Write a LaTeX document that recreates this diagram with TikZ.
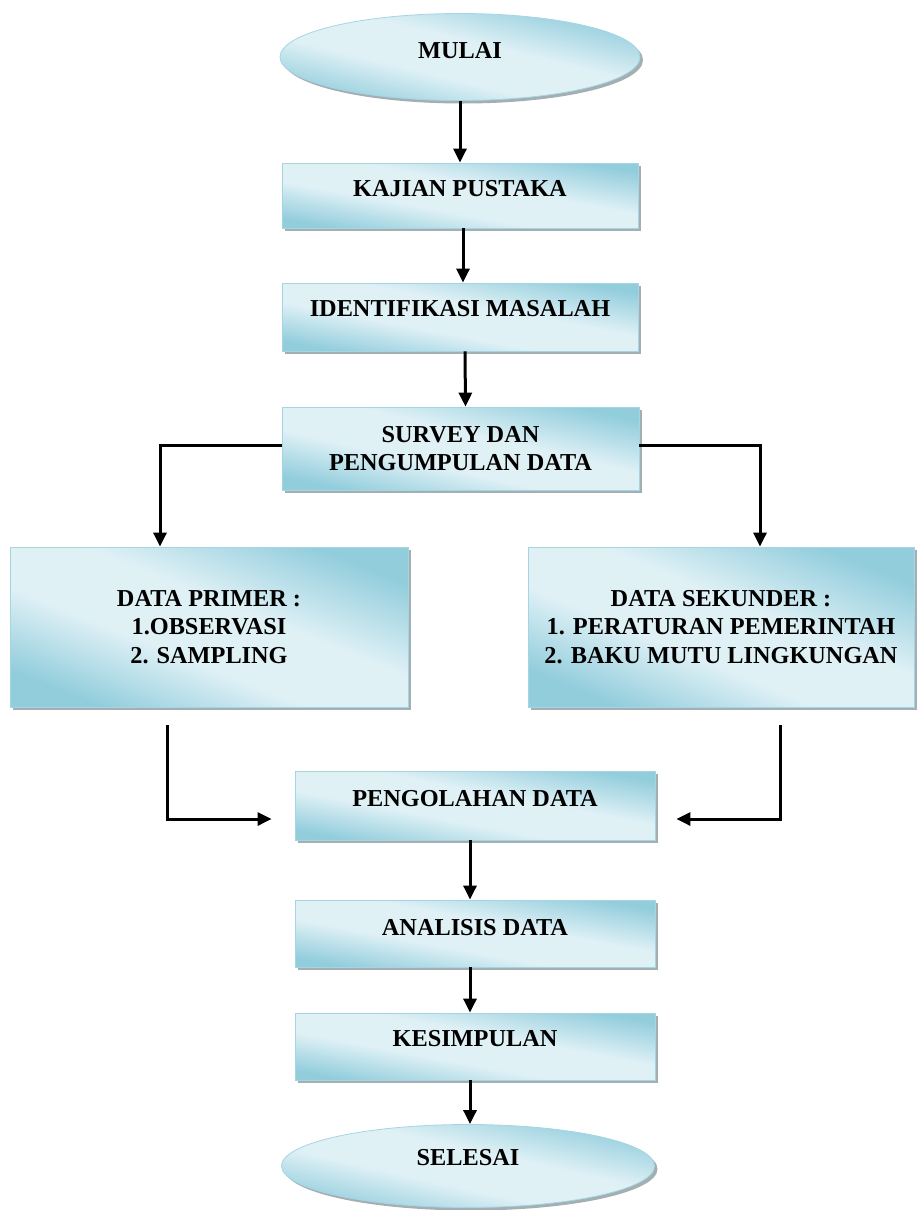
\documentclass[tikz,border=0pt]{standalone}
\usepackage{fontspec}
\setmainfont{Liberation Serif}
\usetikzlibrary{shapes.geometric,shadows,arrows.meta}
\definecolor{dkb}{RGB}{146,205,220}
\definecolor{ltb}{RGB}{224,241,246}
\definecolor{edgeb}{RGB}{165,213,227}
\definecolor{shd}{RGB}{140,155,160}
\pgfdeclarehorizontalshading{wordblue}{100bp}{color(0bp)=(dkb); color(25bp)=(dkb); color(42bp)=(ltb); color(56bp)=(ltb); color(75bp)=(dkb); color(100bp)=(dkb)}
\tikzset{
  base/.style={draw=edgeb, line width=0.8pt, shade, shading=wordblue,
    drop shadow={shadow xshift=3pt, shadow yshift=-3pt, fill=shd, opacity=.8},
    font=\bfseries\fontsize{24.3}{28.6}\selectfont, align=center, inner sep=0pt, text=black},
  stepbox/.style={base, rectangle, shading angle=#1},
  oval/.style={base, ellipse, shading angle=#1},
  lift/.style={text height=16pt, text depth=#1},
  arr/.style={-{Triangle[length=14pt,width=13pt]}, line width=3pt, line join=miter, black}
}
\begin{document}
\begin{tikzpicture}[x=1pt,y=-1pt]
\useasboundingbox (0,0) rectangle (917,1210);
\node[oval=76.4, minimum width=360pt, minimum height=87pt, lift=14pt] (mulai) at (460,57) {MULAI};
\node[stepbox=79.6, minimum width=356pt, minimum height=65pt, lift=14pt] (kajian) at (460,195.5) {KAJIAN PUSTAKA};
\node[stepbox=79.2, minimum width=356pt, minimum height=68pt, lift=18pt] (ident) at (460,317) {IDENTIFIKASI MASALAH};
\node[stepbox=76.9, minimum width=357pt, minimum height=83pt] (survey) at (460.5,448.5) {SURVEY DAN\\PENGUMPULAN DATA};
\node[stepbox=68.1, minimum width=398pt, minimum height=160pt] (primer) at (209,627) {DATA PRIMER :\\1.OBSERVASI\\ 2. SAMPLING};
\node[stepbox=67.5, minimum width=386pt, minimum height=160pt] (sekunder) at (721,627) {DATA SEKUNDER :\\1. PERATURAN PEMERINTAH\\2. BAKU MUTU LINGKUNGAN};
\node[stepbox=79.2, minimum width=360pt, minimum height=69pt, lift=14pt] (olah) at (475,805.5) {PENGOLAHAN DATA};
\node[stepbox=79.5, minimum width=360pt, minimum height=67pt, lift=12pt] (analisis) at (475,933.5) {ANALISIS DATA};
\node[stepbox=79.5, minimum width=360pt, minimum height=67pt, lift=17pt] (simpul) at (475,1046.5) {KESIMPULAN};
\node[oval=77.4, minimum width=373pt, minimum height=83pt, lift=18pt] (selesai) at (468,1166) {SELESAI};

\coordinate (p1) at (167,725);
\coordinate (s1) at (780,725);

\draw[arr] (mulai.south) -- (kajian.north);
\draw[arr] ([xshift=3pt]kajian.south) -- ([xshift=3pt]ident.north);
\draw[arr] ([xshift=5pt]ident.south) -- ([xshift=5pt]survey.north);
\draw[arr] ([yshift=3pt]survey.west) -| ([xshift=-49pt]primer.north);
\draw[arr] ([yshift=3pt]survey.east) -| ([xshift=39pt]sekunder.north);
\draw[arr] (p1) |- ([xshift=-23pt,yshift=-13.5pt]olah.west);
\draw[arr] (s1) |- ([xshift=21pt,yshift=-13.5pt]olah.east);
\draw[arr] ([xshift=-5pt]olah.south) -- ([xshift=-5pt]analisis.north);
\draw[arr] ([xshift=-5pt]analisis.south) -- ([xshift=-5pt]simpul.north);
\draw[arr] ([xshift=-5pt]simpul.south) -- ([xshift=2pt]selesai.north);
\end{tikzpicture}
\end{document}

EXERCISE TASK
Take the listing and print it again exactly, but without any pictures.

THE RESPONSE
Write a LaTeX document that recreates this diagram with TikZ.
\documentclass[tikz,border=0pt]{standalone}
\usepackage{fontspec}
\setmainfont{Liberation Serif}
\usetikzlibrary{shapes.geometric,shadows,arrows.meta}
\definecolor{dkb}{RGB}{146,205,220}
\definecolor{ltb}{RGB}{224,241,246}
\definecolor{edgeb}{RGB}{165,213,227}
\definecolor{shd}{RGB}{140,155,160}
\pgfdeclarehorizontalshading{wordblue}{100bp}{color(0bp)=(dkb); color(25bp)=(dkb); color(42bp)=(ltb); color(56bp)=(ltb); color(75bp)=(dkb); color(100bp)=(dkb)}
\tikzset{
  base/.style={draw=edgeb, line width=0.8pt, shade, shading=wordblue,
    drop shadow={shadow xshift=3pt, shadow yshift=-3pt, fill=shd, opacity=.8},
    font=\bfseries\fontsize{24.3}{28.6}\selectfont, align=center, inner sep=0pt, text=black},
  stepbox/.style={base, rectangle, shading angle=#1},
  oval/.style={base, ellipse, shading angle=#1},
  lift/.style={text height=16pt, text depth=#1},
  arr/.style={-{Triangle[length=14pt,width=13pt]}, line width=3pt, line join=miter, black}
}
\begin{document}
\begin{tikzpicture}[x=1pt,y=-1pt]
\useasboundingbox (0,0) rectangle (917,1210);
\node[oval=76.4, minimum width=360pt, minimum height=87pt, lift=14pt] (mulai) at (460,57) {MULAI};
\node[stepbox=79.6, minimum width=356pt, minimum height=65pt, lift=14pt] (kajian) at (460,195.5) {KAJIAN PUSTAKA};
\node[stepbox=79.2, minimum width=356pt, minimum height=68pt, lift=18pt] (ident) at (460,317) {IDENTIFIKASI MASALAH};
\node[stepbox=76.9, minimum width=357pt, minimum height=83pt] (survey) at (460.5,448.5) {SURVEY DAN\\PENGUMPULAN DATA};
\node[stepbox=68.1, minimum width=398pt, minimum height=160pt] (primer) at (209,627) {DATA PRIMER :\\1.OBSERVASI\\ 2. SAMPLING};
\node[stepbox=67.5, minimum width=386pt, minimum height=160pt] (sekunder) at (721,627) {DATA SEKUNDER :\\1. PERATURAN PEMERINTAH\\2. BAKU MUTU LINGKUNGAN};
\node[stepbox=79.2, minimum width=360pt, minimum height=69pt, lift=14pt] (olah) at (475,805.5) {PENGOLAHAN DATA};
\node[stepbox=79.5, minimum width=360pt, minimum height=67pt, lift=12pt] (analisis) at (475,933.5) {ANALISIS DATA};
\node[stepbox=79.5, minimum width=360pt, minimum height=67pt, lift=17pt] (simpul) at (475,1046.5) {KESIMPULAN};
\node[oval=77.4, minimum width=373pt, minimum height=83pt, lift=18pt] (selesai) at (468,1166) {SELESAI};

\coordinate (p1) at (167,725);
\coordinate (s1) at (780,725);

\draw[arr] (mulai.south) -- (kajian.north);
\draw[arr] ([xshift=3pt]kajian.south) -- ([xshift=3pt]ident.north);
\draw[arr] ([xshift=5pt]ident.south) -- ([xshift=5pt]survey.north);
\draw[arr] ([yshift=3pt]survey.west) -| ([xshift=-49pt]primer.north);
\draw[arr] ([yshift=3pt]survey.east) -| ([xshift=39pt]sekunder.north);
\draw[arr] (p1) |- ([xshift=-23pt,yshift=-13.5pt]olah.west);
\draw[arr] (s1) |- ([xshift=21pt,yshift=-13.5pt]olah.east);
\draw[arr] ([xshift=-5pt]olah.south) -- ([xshift=-5pt]analisis.north);
\draw[arr] ([xshift=-5pt]analisis.south) -- ([xshift=-5pt]simpul.north);
\draw[arr] ([xshift=-5pt]simpul.south) -- ([xshift=2pt]selesai.north);
\end{tikzpicture}
\end{document}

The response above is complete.